Josie Hollamon

Personal information
- Born: January 7, 2005 (age 21) Delmar, Delaware, U.S.

Sport
- Sport: Field hockey
- Position: Defence

Senior career
- Years: Team / Caps / Goals
- 2023–: University of Maryland / - / -

National team
- Years: Team / Caps / Goals
- 2023–: United States / 5 / (0)
- 2023–: United States U–21 / 4 / (0)

Medal record
Women's field hockey
Representing United States
Pan American Cup
| Silver medal – second place | 2025 Montevideo |  |
Pan American Junior Championship
| Gold medal – first place | 2023 Saint Michael |  |
| Silver medal – second place | 2024 Surrey |  |

= Josie Hollamon =

American field hockey player (born 2005)

Josie Hollamon (born January 7, 2005) is an American field hockey defender who has played as part of the United States women's national field hockey team.

==Personal life==
Josie Hollamon was born and raised in Delmar, Delaware.

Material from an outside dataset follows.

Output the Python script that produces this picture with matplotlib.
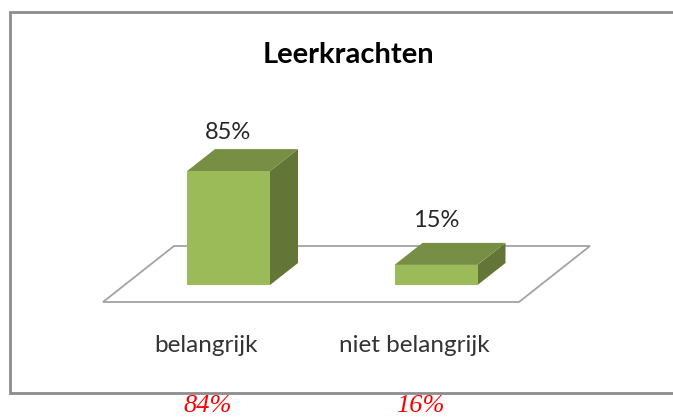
import matplotlib
matplotlib.use("Agg")
import matplotlib.pyplot as plt
from matplotlib.patches import Polygon, Rectangle

categories = ["belangrijk", "niet belangrijk"]
values = [85, 15]
value_labels = ["85%", "15%"]
red_labels = ["84%", "16%"]
title = "Leerkrachten"

W, H = 673, 419
PX_PER_CAT = 207.5
PX_PER_VAL = 1.34
X0 = 228.5   # pixel x of first bar centre
Y0 = 285     # pixel y of value 0

fig = plt.figure(figsize=(W / 100, H / 100), dpi=100)
ax = fig.add_axes([0, 0, 1, 1])
ax.set_xlim(-X0 / PX_PER_CAT, (W - X0) / PX_PER_CAT)
ax.set_ylim((Y0 - H) / PX_PER_VAL, Y0 / PX_PER_VAL)
ax.axis("off")

# pixel helpers (y down, like the picture)
def dx(p):
    return p / PX_PER_CAT

def dy(p):
    return p / PX_PER_VAL

def px(x, y):
    return (x - X0) / PX_PER_CAT, (Y0 - y) / PX_PER_VAL

bar_w = dx(83)
depth_x = dx(28)
depth_y = dy(22)

# frame
fx, fy = px(10, 393)
fx2, fy2 = px(W + 10, 12)
ax.add_patch(Rectangle((fx, fy), fx2 - fx, fy2 - fy, fc="white", ec="#8c8c8c", lw=2))

# floor
floor = [px(103, 302), px(519, 302), px(590, 246), px(174, 246)]
ax.add_patch(Polygon(floor, closed=True, fc="white", ec="#a3a3a3", lw=1.3, joinstyle="miter"))

# bars
label_gap = [17, 22]
for i, v in enumerate(values):
    left = i - bar_w / 2
    right = i + bar_w / 2
    ax.add_patch(Polygon([(right, 0), (right + depth_x, depth_y), (right + depth_x, v + depth_y), (right, v)],
                         closed=True, fc="#637537", ec="none"))
    ax.add_patch(Polygon([(left, v), (right, v), (right + depth_x, v + depth_y), (left + depth_x, v + depth_y)],
                         closed=True, fc="#778f45", ec="none"))
    ax.bar(i, v, width=bar_w, color="#9bbb59", edgecolor="none")
    ax.text(i, v + depth_y + dy(label_gap[i]), value_labels[i], ha="center", va="center",
            fontsize=17, family="Lato", color="#262626")

# category labels
label_x = [206.5, 414]
for x, c in zip(label_x, categories):
    ax.text(*px(x, 345), c, ha="center", va="center", fontsize=17.5, family="Lato", color="#333333")

ax.text(*px(348, 55), title, ha="center", va="center", fontsize=21, family="Lato", weight="bold", color="black")

# red numbers under the frame, kept just inside the bottom edge
red_x = [208, 420]
for x, t in zip(red_x, red_labels):
    ax.text(*px(x, 406), t, ha="center", va="center", fontsize=19, family="Liberation Serif",
            style="italic", color="#ff0000", clip_on=False)

fig.savefig("out.png", dpi=100)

She is a student at the University of Maryland.

==Career==
===Under–21===
Hollamon made her debut for the United States U–21 team in 2023 at the Pan American Junior Championship in Saint Michael, where she won a gold medal. She was also named in the squad for the FIH Junior World Cup in Santiago later that year.

===National team===
In 2023, Hollamon made her senior international debut during season four of the FIH Pro League.